## start
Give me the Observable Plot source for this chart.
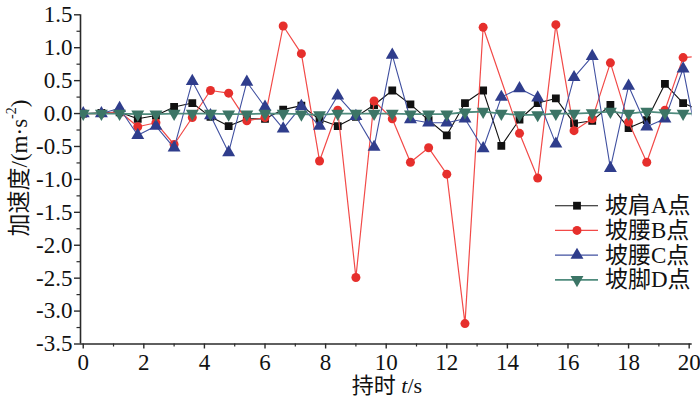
<!DOCTYPE html>
<html><head><meta charset="utf-8">
<script src="https://cdn.jsdelivr.net/npm/d3@7"></script>
<script src="https://cdn.jsdelivr.net/npm/@observablehq/plot@0.6"></script>
<style>body{margin:0;background:#fff} #chart svg{display:block}</style>
</head><body><div id="chart"></div>
<script>
// time (s)
const times = [0, 0.6, 1.2, 1.8, 2.4, 3.0, 3.6, 4.2, 4.8, 5.4, 6.0, 6.6, 7.2, 7.8, 8.4, 9.0, 9.6, 10.2, 10.8, 11.4, 12.0, 12.6, 13.2, 13.8, 14.4, 15.0, 15.6, 16.2, 16.8, 17.4, 18.0, 18.6, 19.2, 19.8, 20.4];
// 坡肩A点
const seriesA = [0, 0.01, 0.02, -0.08, -0.03, 0.10, 0.16, -0.05, -0.19, -0.08, -0.08, 0.06, 0.12, -0.09, -0.19, -0.05, 0.13, 0.35, 0.14, -0.10, -0.33, 0.16, 0.35, -0.49, -0.09, 0.16, 0.23, -0.15, -0.11, 0.13, -0.22, -0.10, 0.45, 0.16, 0.04];
// 坡腰B点 (no marker visible at 13.8 s)
const seriesB = [0, 0, 0.03, -0.20, -0.14, -0.47, -0.06, 0.35, 0.31, -0.11, -0.06, 1.33, 0.91, -0.72, 0.05, -2.49, 0.19, -0.08, -0.74, -0.52, -0.92, -3.19, 1.31, null, -0.30, -0.98, 1.35, -0.26, -0.08, 0.77, -0.13, -0.74, 0.05, 0.85, 0.87];
// 坡腰C点
const seriesC = [0, 0, 0.08, -0.33, -0.19, -0.52, 0.49, -0.03, -0.59, 0.48, 0.10, -0.23, 0.11, -0.19, 0.27, -0.04, -0.51, 0.89, -0.09, -0.14, -0.14, -0.08, -0.53, 0.25, 0.38, 0.24, -0.46, 0.55, 0.87, -0.83, 0.42, -0.20, -0.08, 0.68, -0.72];
// 坡脚D点
const seriesD = [0, 0, 0, -0.01, -0.01, 0, 0, 0, -0.01, -0.01, 0, 0, -0.01, -0.02, 0, 0, 0, 0, -0.01, -0.01, -0.01, 0.02, 0.03, 0, -0.02, -0.02, 0, 0, 0.01, 0.03, 0, 0.03, 0.01, 0, 0];

const seriesNames = ["坡肩A点", "坡腰B点", "坡腰C点", "坡脚D点"];
const xTicks = [0, 2, 4, 6, 8, 10, 12, 14, 16, 18, 20];
const xMinorTicks = [1, 3, 5, 7, 9, 11, 13, 15, 17, 19];
const yTicks = [-3.5, -3.0, -2.5, -2.0, -1.5, -1.0, -0.5, 0.0, 0.5, 1.0, 1.5];
const yMinorTicks = [-3.25, -2.75, -2.25, -1.75, -1.25, -0.75, -0.25, 0.25, 0.75, 1.25];
const xDomain = [-0.09, 20.1];
const yDomain = [-3.5, 1.5];

const sqrt3 = Math.sqrt(3);
const triangleDown = {
  draw(context, size) {
    const y = Math.sqrt(size / (sqrt3 * 3));
    context.moveTo(0, y * 2);
    context.lineTo(-sqrt3 * y, -y);
    context.lineTo(sqrt3 * y, -y);
    context.closePath();
  }
};

const seriesStyle = [
  {vals: seriesA, line: "#111111", mark: "#111111", symbol: "square", d3sym: d3.symbolSquare, r: 4.4, w: 1.1},
  {vals: seriesB, line: "#f24a48", mark: "#e62f2c", symbol: "circle", d3sym: d3.symbolCircle, r: 4.5, w: 1.2},
  {vals: seriesC, line: "#4050a0", mark: "#2f3d8c", symbol: "triangle", d3sym: d3.symbolTriangle, r: 4.8, w: 1.1},
  {vals: seriesD, line: "#4f8b7d", mark: "#3c7566", symbol: triangleDown, d3sym: triangleDown, r: 4.8, w: 1.8}
];

function rows(vals) {
  return times.map((t, i) => ({t, v: vals[i]})).filter(d => d.v != null);
}

const serif = "'Liberation Serif', 'Times New Roman', 'Noto Sans CJK SC', serif";
const axisColor = "#2a2a2a";

const marks = [
  Plot.ruleY([yDomain[0]], {stroke: axisColor, strokeWidth: 1.6}),
  Plot.ruleX([xDomain[0]], {stroke: axisColor, strokeWidth: 1.6}),
  Plot.axisX({ticks: xTicks, tickSize: 5, tickPadding: 5, tickFormat: d => String(d), label: null, fontSize: 23, fontFamily: serif, stroke: axisColor, strokeWidth: 1.4, fill: "#111"}),
  Plot.axisX({ticks: xMinorTicks, tickSize: 3, tickFormat: () => "", label: null, stroke: axisColor, strokeWidth: 1.2}),
  Plot.axisY({ticks: yTicks, tickSize: 6, tickPadding: 2, tickFormat: d => d.toFixed(1), label: null, fontSize: 23, fontFamily: serif, stroke: axisColor, strokeWidth: 1.4, fill: "#111"}),
  Plot.axisY({ticks: yMinorTicks, tickSize: 3.5, tickFormat: () => "", label: null, stroke: axisColor, strokeWidth: 1.2})
];
for (const s of seriesStyle) {
  const data = rows(s.vals);
  marks.push(Plot.line(data, {x: "t", y: "v", stroke: s.line, strokeWidth: s.w, clip: true}));
  marks.push(Plot.dot(data, {x: "t", y: "v", symbol: s.symbol, r: s.r, fill: s.mark, stroke: "none", clip: true}));
}

const chart = Plot.plot({
  width: 700,
  height: 399,
  marginLeft: 80,
  marginRight: 8.3,
  marginTop: 14.3,
  marginBottom: 55.5,
  x: {domain: xDomain, label: null},
  y: {domain: yDomain, label: null},
  style: {background: "#fff", fontFamily: serif},
  marks
});
document.getElementById("chart").appendChild(chart);

const svg = d3.select(chart);
// y title
const yt = svg.append("text")
  .attr("transform", "translate(19,168) rotate(-90)")
  .attr("text-anchor", "middle")
  .attr("dominant-baseline", "central")
  .style("font-family", serif)
  .style("font-size", "23px")
  .attr("fill", "#111");
yt.append("tspan").text("加速度/(m·s");
yt.append("tspan").attr("dy", -8).style("font-size", "14px").text("-2");
yt.append("tspan").attr("dy", 8).text(")");
// x title
const xt = svg.append("text")
  .attr("x", 387).attr("y", 393)
  .attr("text-anchor", "middle")
  .style("font-family", serif)
  .style("font-size", "22px")
  .attr("fill", "#111");
xt.append("tspan").text("持时 ");
xt.append("tspan").style("font-style", "italic").text("t");
xt.append("tspan").text("/s");

// legend
const lg = svg.append("g");
seriesStyle.forEach((s, k) => {
  const y = 205.7 + k * 24.7;
  lg.append("line").attr("x1", 555).attr("x2", 598).attr("y1", y).attr("y2", y)
    .attr("stroke", s.line).attr("stroke-width", s.w);
  lg.append("path").attr("transform", `translate(577,${y})`)
    .attr("d", d3.symbol(s.d3sym, Math.PI * s.r * s.r)())
    .attr("fill", s.mark);
  lg.append("text").attr("x", 605).attr("y", y)
    .attr("text-anchor", "start")
    .attr("dominant-baseline", "central")
    .style("font-family", serif).style("font-size", "23px")
    .attr("fill", "#111")
    .text(seriesNames[k]);
});
</script>
</body></html>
## end
EXERCISE INSTRUCTIONS
Write out the data precisely as given, excluding the pictures.

FULL ANSWER
Give me the Observable Plot source for this chart.
<!DOCTYPE html>
<html><head><meta charset="utf-8">
<script src="https://cdn.jsdelivr.net/npm/d3@7"></script>
<script src="https://cdn.jsdelivr.net/npm/@observablehq/plot@0.6"></script>
<style>body{margin:0;background:#fff} #chart svg{display:block}</style>
</head><body><div id="chart"></div>
<script>
// time (s)
const times = [0, 0.6, 1.2, 1.8, 2.4, 3.0, 3.6, 4.2, 4.8, 5.4, 6.0, 6.6, 7.2, 7.8, 8.4, 9.0, 9.6, 10.2, 10.8, 11.4, 12.0, 12.6, 13.2, 13.8, 14.4, 15.0, 15.6, 16.2, 16.8, 17.4, 18.0, 18.6, 19.2, 19.8, 20.4];
// 坡肩A点
const seriesA = [0, 0.01, 0.02, -0.08, -0.03, 0.10, 0.16, -0.05, -0.19, -0.08, -0.08, 0.06, 0.12, -0.09, -0.19, -0.05, 0.13, 0.35, 0.14, -0.10, -0.33, 0.16, 0.35, -0.49, -0.09, 0.16, 0.23, -0.15, -0.11, 0.13, -0.22, -0.10, 0.45, 0.16, 0.04];
// 坡腰B点 (no marker visible at 13.8 s)
const seriesB = [0, 0, 0.03, -0.20, -0.14, -0.47, -0.06, 0.35, 0.31, -0.11, -0.06, 1.33, 0.91, -0.72, 0.05, -2.49, 0.19, -0.08, -0.74, -0.52, -0.92, -3.19, 1.31, null, -0.30, -0.98, 1.35, -0.26, -0.08, 0.77, -0.13, -0.74, 0.05, 0.85, 0.87];
// 坡腰C点
const seriesC = [0, 0, 0.08, -0.33, -0.19, -0.52, 0.49, -0.03, -0.59, 0.48, 0.10, -0.23, 0.11, -0.19, 0.27, -0.04, -0.51, 0.89, -0.09, -0.14, -0.14, -0.08, -0.53, 0.25, 0.38, 0.24, -0.46, 0.55, 0.87, -0.83, 0.42, -0.20, -0.08, 0.68, -0.72];
// 坡脚D点
const seriesD = [0, 0, 0, -0.01, -0.01, 0, 0, 0, -0.01, -0.01, 0, 0, -0.01, -0.02, 0, 0, 0, 0, -0.01, -0.01, -0.01, 0.02, 0.03, 0, -0.02, -0.02, 0, 0, 0.01, 0.03, 0, 0.03, 0.01, 0, 0];

const seriesNames = ["坡肩A点", "坡腰B点", "坡腰C点", "坡脚D点"];
const xTicks = [0, 2, 4, 6, 8, 10, 12, 14, 16, 18, 20];
const xMinorTicks = [1, 3, 5, 7, 9, 11, 13, 15, 17, 19];
const yTicks = [-3.5, -3.0, -2.5, -2.0, -1.5, -1.0, -0.5, 0.0, 0.5, 1.0, 1.5];
const yMinorTicks = [-3.25, -2.75, -2.25, -1.75, -1.25, -0.75, -0.25, 0.25, 0.75, 1.25];
const xDomain = [-0.09, 20.1];
const yDomain = [-3.5, 1.5];

const sqrt3 = Math.sqrt(3);
const triangleDown = {
  draw(context, size) {
    const y = Math.sqrt(size / (sqrt3 * 3));
    context.moveTo(0, y * 2);
    context.lineTo(-sqrt3 * y, -y);
    context.lineTo(sqrt3 * y, -y);
    context.closePath();
  }
};

const seriesStyle = [
  {vals: seriesA, line: "#111111", mark: "#111111", symbol: "square", d3sym: d3.symbolSquare, r: 4.4, w: 1.1},
  {vals: seriesB, line: "#f24a48", mark: "#e62f2c", symbol: "circle", d3sym: d3.symbolCircle, r: 4.5, w: 1.2},
  {vals: seriesC, line: "#4050a0", mark: "#2f3d8c", symbol: "triangle", d3sym: d3.symbolTriangle, r: 4.8, w: 1.1},
  {vals: seriesD, line: "#4f8b7d", mark: "#3c7566", symbol: triangleDown, d3sym: triangleDown, r: 4.8, w: 1.8}
];

function rows(vals) {
  return times.map((t, i) => ({t, v: vals[i]})).filter(d => d.v != null);
}

const serif = "'Liberation Serif', 'Times New Roman', 'Noto Sans CJK SC', serif";
const axisColor = "#2a2a2a";

const marks = [
  Plot.ruleY([yDomain[0]], {stroke: axisColor, strokeWidth: 1.6}),
  Plot.ruleX([xDomain[0]], {stroke: axisColor, strokeWidth: 1.6}),
  Plot.axisX({ticks: xTicks, tickSize: 5, tickPadding: 5, tickFormat: d => String(d), label: null, fontSize: 23, fontFamily: serif, stroke: axisColor, strokeWidth: 1.4, fill: "#111"}),
  Plot.axisX({ticks: xMinorTicks, tickSize: 3, tickFormat: () => "", label: null, stroke: axisColor, strokeWidth: 1.2}),
  Plot.axisY({ticks: yTicks, tickSize: 6, tickPadding: 2, tickFormat: d => d.toFixed(1), label: null, fontSize: 23, fontFamily: serif, stroke: axisColor, strokeWidth: 1.4, fill: "#111"}),
  Plot.axisY({ticks: yMinorTicks, tickSize: 3.5, tickFormat: () => "", label: null, stroke: axisColor, strokeWidth: 1.2})
];
for (const s of seriesStyle) {
  const data = rows(s.vals);
  marks.push(Plot.line(data, {x: "t", y: "v", stroke: s.line, strokeWidth: s.w, clip: true}));
  marks.push(Plot.dot(data, {x: "t", y: "v", symbol: s.symbol, r: s.r, fill: s.mark, stroke: "none", clip: true}));
}

const chart = Plot.plot({
  width: 700,
  height: 399,
  marginLeft: 80,
  marginRight: 8.3,
  marginTop: 14.3,
  marginBottom: 55.5,
  x: {domain: xDomain, label: null},
  y: {domain: yDomain, label: null},
  style: {background: "#fff", fontFamily: serif},
  marks
});
document.getElementById("chart").appendChild(chart);

const svg = d3.select(chart);
// y title
const yt = svg.append("text")
  .attr("transform", "translate(19,168) rotate(-90)")
  .attr("text-anchor", "middle")
  .attr("dominant-baseline", "central")
  .style("font-family", serif)
  .style("font-size", "23px")
  .attr("fill", "#111");
yt.append("tspan").text("加速度/(m·s");
yt.append("tspan").attr("dy", -8).style("font-size", "14px").text("-2");
yt.append("tspan").attr("dy", 8).text(")");
// x title
const xt = svg.append("text")
  .attr("x", 387).attr("y", 393)
  .attr("text-anchor", "middle")
  .style("font-family", serif)
  .style("font-size", "22px")
  .attr("fill", "#111");
xt.append("tspan").text("持时 ");
xt.append("tspan").style("font-style", "italic").text("t");
xt.append("tspan").text("/s");

// legend
const lg = svg.append("g");
seriesStyle.forEach((s, k) => {
  const y = 205.7 + k * 24.7;
  lg.append("line").attr("x1", 555).attr("x2", 598).attr("y1", y).attr("y2", y)
    .attr("stroke", s.line).attr("stroke-width", s.w);
  lg.append("path").attr("transform", `translate(577,${y})`)
    .attr("d", d3.symbol(s.d3sym, Math.PI * s.r * s.r)())
    .attr("fill", s.mark);
  lg.append("text").attr("x", 605).attr("y", y)
    .attr("text-anchor", "start")
    .attr("dominant-baseline", "central")
    .style("font-family", serif).style("font-size", "23px")
    .attr("fill", "#111")
    .text(seriesNames[k]);
});
</script>
</body></html>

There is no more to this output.